Let $deg(P)=n>0$ and assume without loss of generality that $deg(Q) \leq deg(P)$. Consider the polynomial $R=(P-Q)P'$ ($P'$ denote the derivative of $P$). We have :
$$deg(R)\leq 2n-1 $$
Now if $r$ is a root of multiplicity $k$ of $P$ then $r$ is a root of $P'$ of multiplicity $k-1$ and because $Q(r)=0$, $r$ is a root of $P-Q$. hence $r$ is a root of $R$ of multiplicity at least $k$. So the n zeros of $P$ produces at least $n$ zeros of $R$, when multiplicities are counted.

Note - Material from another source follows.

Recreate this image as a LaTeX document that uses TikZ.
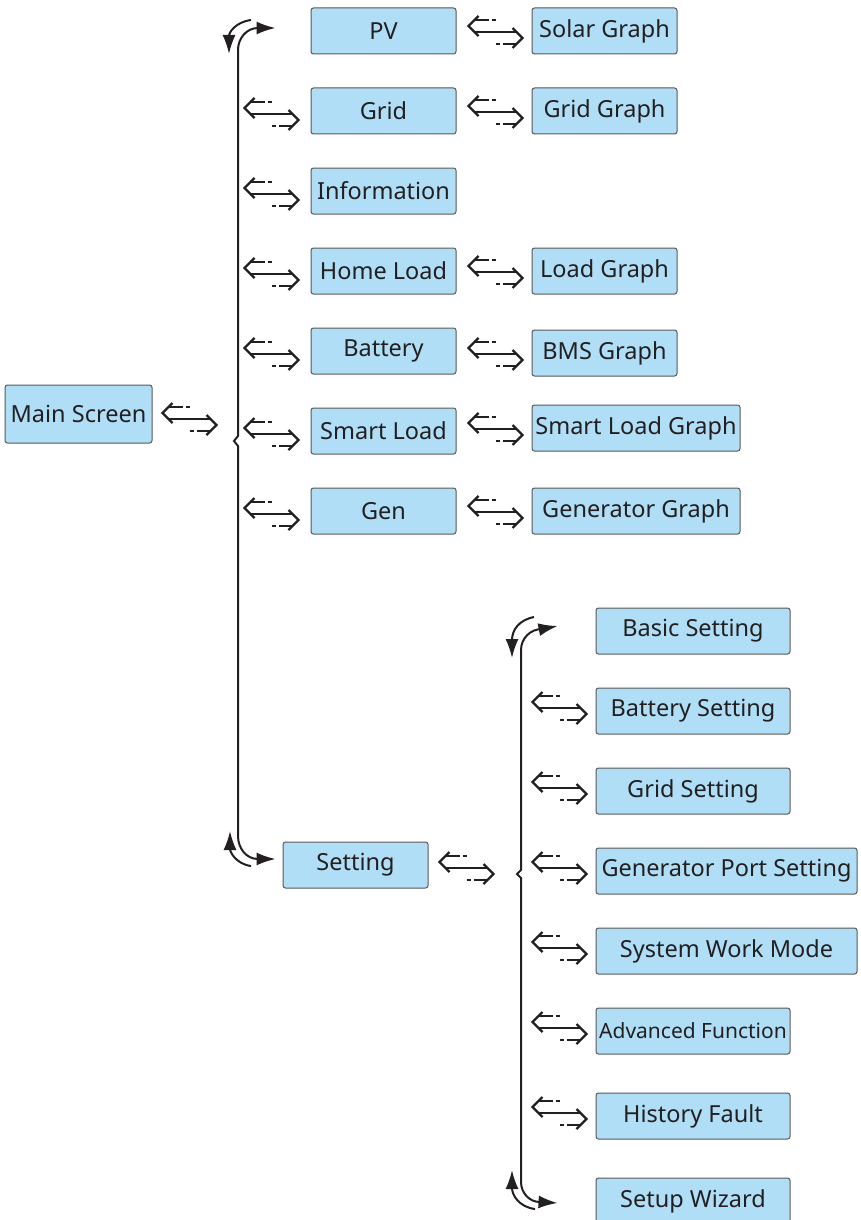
\documentclass[tikz,border=0pt]{standalone}
\usepackage{fontspec}
\setmainfont{Noto Sans}
\usetikzlibrary{arrows.meta}
\definecolor{boxblue}{RGB}{176,222,246}
\definecolor{inkgray}{RGB}{35,31,32}

\begin{document}
\begin{tikzpicture}[x=1pt, y=-1pt,
  menu/.style={draw=inkgray!75, line width=1pt, fill=boxblue, rounded corners=2.5pt,
    minimum width=145pt, minimum height=46pt, inner sep=0pt,
    font=\fontsize{23.5}{27}\selectfont, text=inkgray},
  wide/.style={menu, minimum width=208pt},
  setbox/.style={menu, minimum width=194pt},
  setwide/.style={menu, minimum width=261pt},
  tip/.tip={Latex[length=19pt,width=13pt]},
  brace/.style={line width=2pt, inkgray, line cap=butt},
  dblarrow/.pic={
    \begin{scope}[line width=2.2pt, inkgray, line join=miter]
      \draw (-17,-16) -- (-27,-6) -- (-17,4);
      \draw (-21,-12) -- (-7,-12) (-4,-12) -- (0,-12);
      \draw (-21,0) -- (21,0);
      \draw (17,-4) -- (27,6) -- (17,16);
      \draw (0,12) -- (4,12) (7,12) -- (21,12);
    \end{scope}
  }]
  \useasboundingbox (0,0) rectangle (861,1220);

  % main screen and first level
  \node[menu, minimum width=147pt, minimum height=58pt] (main) at (78.5,414) {Main Screen};
  \node[menu] (pv) at (383.5,31) {PV};
  \node[menu] (grid) at (383.5,111) {Grid};
  \node[menu] (info) at (383.5,191) {Information};
  \node[menu] (home) at (383.5,271) {Home Load};
  \node[menu] (battery) at (383.5,351) {Battery};
  \node[menu] (smart) at (383.5,431) {Smart Load};
  \node[menu] (gen) at (383.5,511) {Gen};
  \node[menu] (setting) at (355.5,865) {Setting};

  % graphs
  \node[menu] (solar) at (604.5,31) {Solar Graph};
  \node[menu] (gridgraph) at (604.5,111) {Grid Graph};
  \node[menu] (loadgraph) at (604.5,271) {Load Graph};
  \node[menu] (bms) at (604.5,353) {BMS Graph};
  \node[wide] (smartgraph) at (636,428) {Smart Load Graph};
  \node[wide] (gengraph) at (636,511) {Generator Graph};

  % setting menu
  \node[setbox] (basic) at (693,631) {Basic Setting};
  \node[setbox] (batset) at (693,711) {Battery Setting};
  \node[setbox] (gridset) at (693,791) {Grid Setting};
  \node[setwide] (genport) at (726.5,871) {Generator Port Setting};
  \node[setwide] (workmode) at (726.5,951) {System Work Mode};
  \node[setbox, font=\fontsize{21}{25}\selectfont] (advanced) at (693,1031) {Advanced Function};
  \node[setbox] (fault) at (693,1116) {History Fault};
  \node[setbox] (wizard) at (693,1201) {Setup Wizard};

  % swap glyphs
  \path (main.east) ++(37,5) pic {dblarrow};
  \foreach \n in {grid,info,home,battery,smart,gen}
    \path (\n.west) ++(-39,3) pic {dblarrow};
  \foreach \n in {solar,gridgraph,loadgraph,bms,smartgraph,gengraph}
    \path (\n.west) ++(-36,1) pic {dblarrow};
  \path (setting.east) ++(38,3) pic {dblarrow};
  \foreach \n in {batset,gridset,genport,workmode,advanced,fault}
    \path (\n.west) ++(-36,-3) pic {dblarrow};

  % first brace
  \draw[brace, tip-tip]
    ([xshift=-35pt]pv.west |- 0,28) -- (258,28) to[out=180,in=90] (238,50)
    -- (238,436) -- (234,441) -- (238,446) -- (238,836)
    to[out=-90,in=180] (258,859) -- ([xshift=-7pt]setting.west |- 0,859);
  \draw[brace, -tip] (251,20) .. controls (236,22) and (229,32) .. (229,54);
  \draw[brace, tip-] (230,831) .. controls (230,852) and (236,864) .. (251,866);

  % second brace
  \draw[brace, tip-tip]
    ([xshift=-38pt]basic.west |- 0,626) -- (542,629) to[out=180,in=90] (521,650)
    -- (521,870) -- (517,874) -- (521,878) -- (521,1182)
    to[out=-90,in=180] (540,1202) -- ([xshift=-38pt]wizard.west |- 0,1203);
  \draw[brace, -tip] (534,617) .. controls (519,620) and (512,630) .. (512,658);
  \draw[brace, tip-] (512,1170) .. controls (512,1195) and (519,1207) .. (535,1209);
\end{tikzpicture}
\end{document}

The same pattern can be applied to $P-1$, every root $r$ of multiplicity $k$ of $P-1$ is a root of $P-Q$ and a root of multiplicity $k-1$ of $(P-1)'=P'$. So the n zeros of $P-1$ produces at least another $n$ zeros of $R$ when multiplicities are counted.
(the zeros of $P$ are all different with the zeros of $P-1$ it's obvious).
This means that $R$ has at least $2n$ roots and beacuse $deg(R)\leq 2n-1 $ we conclude that $R=0$ which implies $P=Q$.